What I Did with My Winter Vacation

Before Mike and I flew to Houston for Christmas, I threw one last party of 2012: my first sitdown dinner party, to celebrate the acquisition of a grown up dinner table! It’s made of lovely dark wood and extends through a series of gears and pulleys that are steampunkishly delightful. A friend made a delicious soup, and I served a filo dough veggie pie and an arugula and beet salad for dinner. Dessert was a store bought cake (I’m just not a baker, but that may change since I got the Flour cookbook for Christmas!) and Talenti’s sea salt caramel gelato. This stuff is available all over the place now, and it is sick. Sick as in good, sick as in delicious, sick as in you will scarf it until it makes you ill.

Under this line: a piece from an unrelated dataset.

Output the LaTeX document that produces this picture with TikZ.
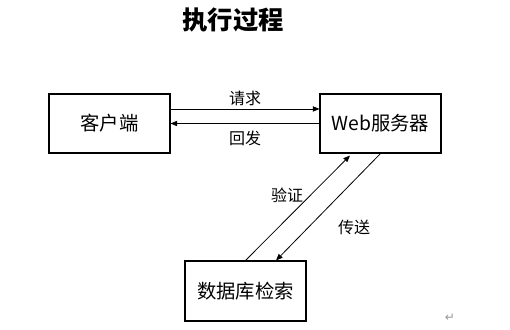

We spent the holidays at Mike’s parents’ house, then a few days with his brother’s family. Mike has three nephews who are smart and funny and unreasonably cute, and who also fight a lot. It’s a good reminder that kidhood isn’t easy or innocent or la di da. Also, it seems a bit tiring for the parents. Just a bit.
There were also many restorative things to do, like bake and drink wine and admire my new bracelet.

When we got home, we vegged hardcore. Chinese food, endless episodes of Buffy, the works. We did get ourselves out of the house to go to Frances, which is as good as it’s supposed to be. The service is impeccable, but it has a great neighborhood feel. It’s worth the wait for a reservation. Luckily we walked there and back, because I was so painfully full after dinner I would have had to be rolled into a cab. 

San Francisco around the holidays is dreamy. It’s just chilly enough to feel seasonal but not so much you need to bundle up like the marshmallow man and rush from here to there. We stopped to say hi to a dressed up palm tree, for instance.
We also did our standard urban hike – first to the top of Buena Vista Park, then to Corona Heights. Sometimes we throw in a jog here or there, but my FitBit (also a Christmas present, thanks Leslie!) logged something like 20 flights of stairs climbed, so the hike itself is enough of a workout to justify the Chinese-and-Buffy consumption.
On New Years Eve we were still waffling on what to do – I was all in favor of a bowling party at Mission Bowling, but we didn’t know who we could convince to go with us, and it seemed straight up sad to go bowling as a couple on NYE. P+E stepped up to the plate and offered their beautiful West Oakland loft for a party. And so it was done. I made jello shots, they ordered pizza, and everyone had a rocking time, including the in utero (now fully birthed!) baby I startled while popping open a bottle of champagne. Sorry, baby. 

New Year’s Day was spent in recovery, but we rallied on the 2nd for a good adventure-about-town. Mike had the day off, so I took it as well, and we headed to much-ballihooed Outerlands for lunch. Half the city must have had no work that day, because it took an hour to get a table; it was tasty, but I wouldn’t brave that wait again. It’s worth it to head out there to see the parklet in front of Trouble Coffee, which has a beautiful old downed tree for seating. Also, on a clear sunny day, being out in the avenues feels like a special surf’s-up kind of California.


Post lunch we hiked through Golden Gate Park, sticking to side trails and exploring new areas as much as possible. We came upon the angling pools, which are big ponds for fisherman to practice casting.  There were even rings for aiming. As my dad wrote when I sent him these photos, What a city! Every constituency gets their little piece of the park. 
California in January: hallelujah.
Then we went back to work, boo, the end.